For Ms. Lessing, it would have
been inauthentic to give the character thoughts and feelings
she had no scope of knowing.
Even so, I was fascinated by
Africa as she described it. As a young woman
with a stubborn artistic sentiment and sensibility, she lived in cloying
surroundings she describes as a
"backwater." Rebelliously, she
dropped out of school as a teenager, then set about, at turns, rambling the African
steppes—strewn with kopje
trees—and educating herself in The Novel.

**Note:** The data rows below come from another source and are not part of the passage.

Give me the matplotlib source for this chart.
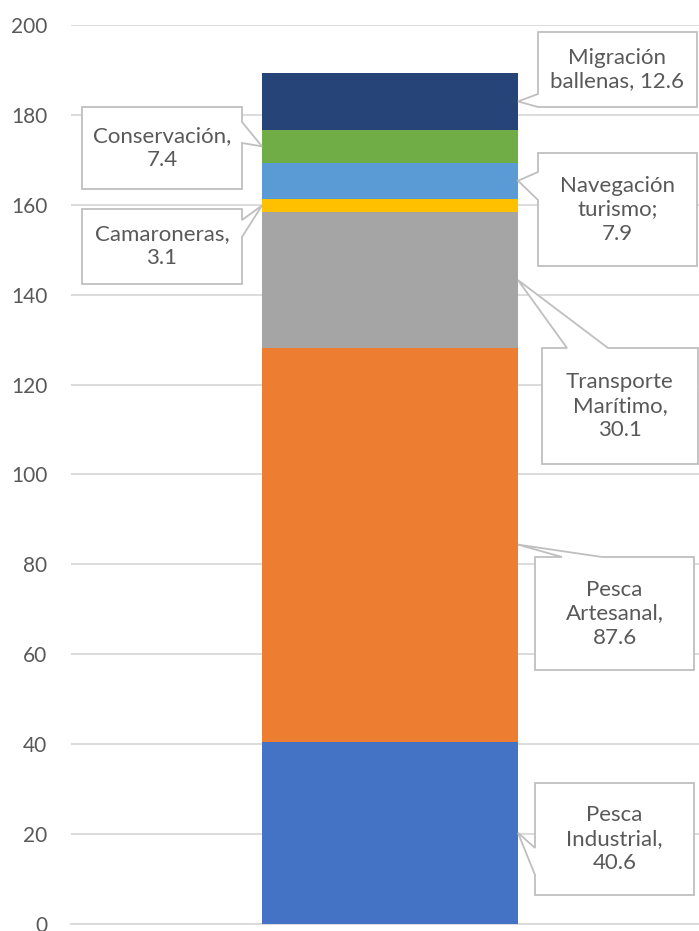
import matplotlib
matplotlib.use("Agg")
import matplotlib.pyplot as plt
from matplotlib.patches import Polygon

# --- data -------------------------------------------------------------
sectors = ["Pesca Industrial", "Pesca Artesanal", "Transporte Marítimo",
           "Camaroneras", "Navegación turismo", "Conservación",
           "Migración ballenas"]
values = [40.6, 87.6, 30.1, 3.1, 7.9, 7.4, 12.6]
label_text = ["Pesca\nIndustrial,", "Pesca\nArtesanal,", "Transporte\nMarítimo,",
              "Camaroneras,", "Navegación\nturismo;", "Conservación,",
              "Migración\nballenas,"]
label_sep = ["\n", "\n", "\n", "\n", "\n", "\n", " "]
yticks = [0, 20, 40, 60, 80, 100, 120, 140, 160, 180, 200]

colors = ["#4472C4", "#ED7D31", "#A5A5A5", "#FFC000", "#5B9BD5", "#70AD47", "#264478"]

# --- figure -----------------------------------------------------------
W, H = 699, 931
DPI = 100
plt.rcParams["font.family"] = ["Lato", "DejaVu Sans"]
fig = plt.figure(figsize=(W / DPI, H / DPI), dpi=DPI)

ax_left, ax_right, ax_top, ax_bottom = 71, 699, 25, 924
ax = fig.add_axes([ax_left / W, 1 - ax_bottom / H,
                   (ax_right - ax_left) / W, (ax_bottom - ax_top) / H])

bar_w = 0.6
px_per_unit = 256 / bar_w
xl = -(390 - ax_left) / px_per_unit
xr = (ax_right - 390) / px_per_unit
ax.set_xlim(xl, xr)
ax.set_ylim(0, 200)

bottom = 0
bottoms = []
for v, c in zip(values, colors):
    ax.bar(0, v, width=bar_w, bottom=bottom, color=c, zorder=3)
    bottoms.append(bottom)
    bottom += v

ax.set_yticks(yticks)
ax.set_yticklabels([str(t) for t in yticks])
ax.set_xticks([])
ax.tick_params(axis="y", length=0, pad=17, labelsize=15, labelcolor="#595959")
ax.yaxis.grid(True, color="#D9D9D9", linewidth=1.3, zorder=0)
for s in ["top", "right", "left"]:
    ax.spines[s].set_visible(False)
ax.spines["bottom"].set_color("#D9D9D9")
ax.spines["bottom"].set_linewidth(1.3)
ax.set_axisbelow(True)


def to_fig(x, y):
    return (x / W, 1 - y / H)


def data_to_px(x, y):
    dx, dy = ax.transData.transform((x, y))
    return dx, H - dy


# callout layout: box (x0, y0, x1, y1) in pixels, side of wedge, wedge span
layout = [
    ((535, 783, 694, 895), "left", (848, 875), "right"),
    ((535, 557, 694, 670), "top", (562, 602), "right"),
    ((542, 348, 698, 464), "top", (567, 608), "right"),
    ((82, 209, 242, 284), "right", (220, 237), "left"),
    ((538, 153, 697, 266), "left", (172, 200), "right"),
    ((82, 107, 242, 189), "right", (122, 143), "left"),
    ((538, 32, 697, 107), "left", (94, 107), "right"),
]

for i, (box, side, span, edge) in enumerate(layout):
    x0, y0, x1, y1 = box
    mid = bottoms[i] + values[i] / 2
    ex = bar_w / 2 if edge == "right" else -bar_w / 2
    tip = data_to_px(ex, mid)
    a, b = span
    if side == "left":
        pts = [(x0, y0), (x1, y0), (x1, y1), (x0, y1), (x0, b), tip, (x0, a)]
    elif side == "right":
        pts = [(x0, y0), (x1, y0), (x1, a), tip, (x1, b), (x1, y1), (x0, y1)]
    else:  # top
        pts = [(x0, y0), (a, y0), tip, (b, y0), (x1, y0), (x1, y1), (x0, y1)]
    poly = Polygon([to_fig(*p) for p in pts], closed=True,
                   transform=fig.transFigure, facecolor="white",
                   edgecolor="#BFBFBF", linewidth=1.3, zorder=5)
    fig.patches.append(poly)
    txt = f"{label_text[i]}{label_sep[i]}{values[i]}"
    cx, cy = to_fig((x0 + x1) / 2, (y0 + y1) / 2)
    fig.text(cx, cy, txt, ha="center", va="center", fontsize=16,
             color="#595959", linespacing=1.25, zorder=6)

fig.savefig("out.png", dpi=DPI)
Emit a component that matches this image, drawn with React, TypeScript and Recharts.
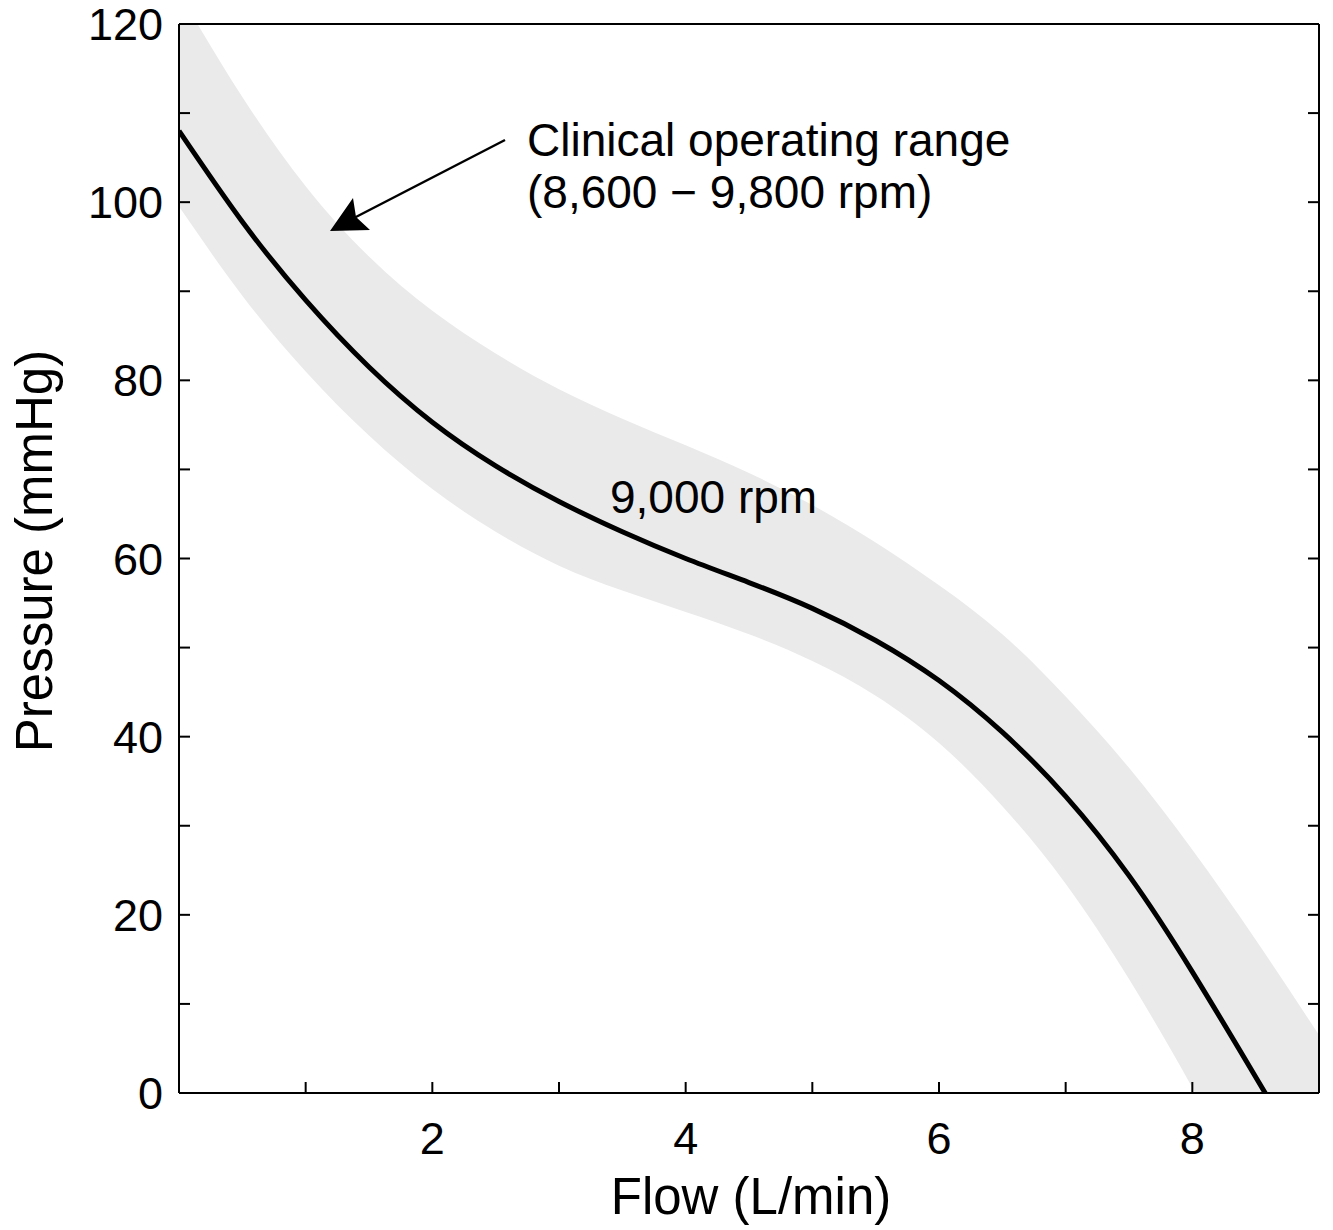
import { ComposedChart, Area, Line, XAxis, YAxis } from 'recharts';

// flow grid (L/min) shared by the operating band
const bandFlow = [0, 0.5, 1, 1.5, 2, 2.5, 3, 3.5, 4, 4.5, 5, 5.5, 6, 6.5, 7, 7.5, 8, 8.5, 9];
const bandHigh = [123.5, 111.8, 101.8, 93.9, 87.8, 83, 79, 75.7, 72.7, 69.6, 66, 61.8, 57, 51.5, 44.5, 36.5, 27.3, 17.2, 6.5];
const bandLow = [99.5, 89.5, 81, 73.8, 67.8, 63, 59.2, 56.4, 54, 51.5, 48.5, 44.6, 39.3, 32.2, 23.5, 12.8, 0.6, -12.5, -26];

// 9,000 rpm H-Q curve
const curveFlow = [0, 0.5, 1, 1.5, 2, 2.5, 3, 3.5, 4, 4.5, 5, 5.5, 6, 6.5, 7, 7.5, 8, 8.5, 8.575];
const curvePressure = [108, 97.8, 89, 81.5, 75.3, 70.4, 66.4, 63, 60, 57.3, 54.4, 50.8, 46.3, 40.5, 33.3, 24.4, 13.6, 1.8, 0];

const xTicks = [1, 2, 3, 4, 5, 6, 7, 8];
const yTicks = [0, 10, 20, 30, 40, 50, 60, 70, 80, 90, 100, 110, 120];

const FONT = '"Liberation Sans", Arial, Helvetica, sans-serif';
const TICK_LEN = 11;

const bandData = bandFlow.map((f, i) => ({ flow: f, range: [bandLow[i], bandHigh[i]] }));
const curveData = curveFlow.map((f, i) => ({ flow: f, pressure: curvePressure[i] }));

const BottomTick = ({ x, y, payload }: any) => (
  <g>
    <line x1={x} x2={x} y1={y} y2={y - TICK_LEN} stroke="#000" strokeWidth={2} />
    {payload.value % 2 === 0 && (
      <text x={x} y={y + 61} textAnchor="middle" fontSize={45} fontFamily={FONT} fill="#000">
        {payload.value}
      </text>
    )}
  </g>
);

const TopTick = ({ x, y }: any) => (
  <line x1={x} x2={x} y1={y} y2={y + TICK_LEN} stroke="#000" strokeWidth={2} />
);

const LeftTick = ({ x, y, payload }: any) => (
  <g>
    <line x1={x} x2={x + TICK_LEN} y1={y} y2={y} stroke="#000" strokeWidth={2} />
    {payload.value % 20 === 0 && (
      <text x={x - 16} y={y + 16} textAnchor="end" fontSize={45} fontFamily={FONT} fill="#000">
        {payload.value}
      </text>
    )}
  </g>
);

const RightTick = ({ x, y }: any) => (
  <line x1={x} x2={x - TICK_LEN} y1={y} y2={y} stroke="#000" strokeWidth={2} />
);

const axisLine = { stroke: '#000', strokeWidth: 2 };

export default function App() {
  return (
    <div style={{ position: 'absolute', left: 0, top: 0, width: 1333, height: 1230, background: '#fff' }}>
      <ComposedChart width={1333} height={1230} margin={{ top: 24, right: 14, left: 0, bottom: 0 }}>
        <XAxis
          xAxisId="b"
          type="number"
          dataKey="flow"
          domain={[0, 9]}
          allowDataOverflow
          ticks={xTicks}
          interval={0}
          height={137}
          tickSize={0}
          tickMargin={0}
          tickLine={false}
          axisLine={axisLine}
          tick={<BottomTick />}
        />
        <XAxis
          xAxisId="t"
          orientation="top"
          mirror
          type="number"
          domain={[0, 9]}
          allowDataOverflow
          ticks={xTicks}
          interval={0}
          height={30}
          tickSize={0}
          tickMargin={0}
          tickLine={false}
          axisLine={axisLine}
          tick={<TopTick />}
        />
        <YAxis
          yAxisId="l"
          type="number"
          domain={[0, 120]}
          allowDataOverflow
          ticks={yTicks}
          interval={0}
          width={179}
          tickSize={0}
          tickMargin={0}
          tickLine={false}
          axisLine={axisLine}
          tick={<LeftTick />}
        />
        <YAxis
          yAxisId="r"
          orientation="right"
          mirror
          type="number"
          domain={[0, 120]}
          allowDataOverflow
          ticks={yTicks}
          interval={0}
          width={30}
          tickSize={0}
          tickMargin={0}
          tickLine={false}
          axisLine={axisLine}
          tick={<RightTick />}
        />
        <Area
          xAxisId="b"
          yAxisId="l"
          data={bandData}
          dataKey="range"
          type="natural"
          stroke="none"
          fill="#eaeaea"
          fillOpacity={1}
          isAnimationActive={false}
        />
        <Line
          xAxisId="b"
          yAxisId="l"
          data={curveData}
          dataKey="pressure"
          type="natural"
          stroke="#000"
          strokeWidth={5}
          dot={false}
          isAnimationActive={false}
        />
      </ComposedChart>
      {/* annotations, drawn above the series */}
      <svg
        width={1333}
        height={1230}
        style={{ position: 'absolute', left: 0, top: 0, pointerEvents: 'none' }}
        fontFamily={FONT}
      >
        <line x1={505} y1={140} x2={352} y2={219} stroke="#000" strokeWidth={2.5} />
        <polygon points="330,231 353,198 356,217 370,230" fill="#000" />
        <text x={527} y={156} fontSize={46}>Clinical operating range</text>
        <text x={527} y={208} fontSize={46}>(8,600 − 9,800 rpm)</text>
        <text x={610} y={513} fontSize={46}>9,000 rpm</text>
        <text x={751} y={1214} fontSize={51} textAnchor="middle">Flow (L/min)</text>
        <text x={52} y={551} fontSize={51} textAnchor="middle" transform="rotate(-90 52 551)">
          Pressure (mmHg)
        </text>
      </svg>
    </div>
  );
}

Ms. Lessing writes of this time in some of her autobiographical
essays. Later, she escaped to the city, got
a job as a secretary and began her first
novel.
I did not realize it then, but I
had claimed Doris Lessing as my literary
mentor.
So reading The
Golden Notebook changed my
life. Thereafter, I regarded the novel and
novel-writing in a different way. I
learned I could say anything and not
make things all neat and pretty in my writings. There was beauty in the truth, to paraphrase
Keats and author Anchee Min.
When I began writing my
second novel, I felt I could say the unsayable. I could
show the verboten, the hidden. I could know the unknowable and share dark nebulous areas of the spirit—the sublime and the subliminal. The consciousness of beauty and the
super-consciousness of one woman's life.
I sought to get all the tiny details correct—foods, historic details,
vernacular. I wanted to create a world
for the reader, and re-create a world for myself—on the page and on the pc screen.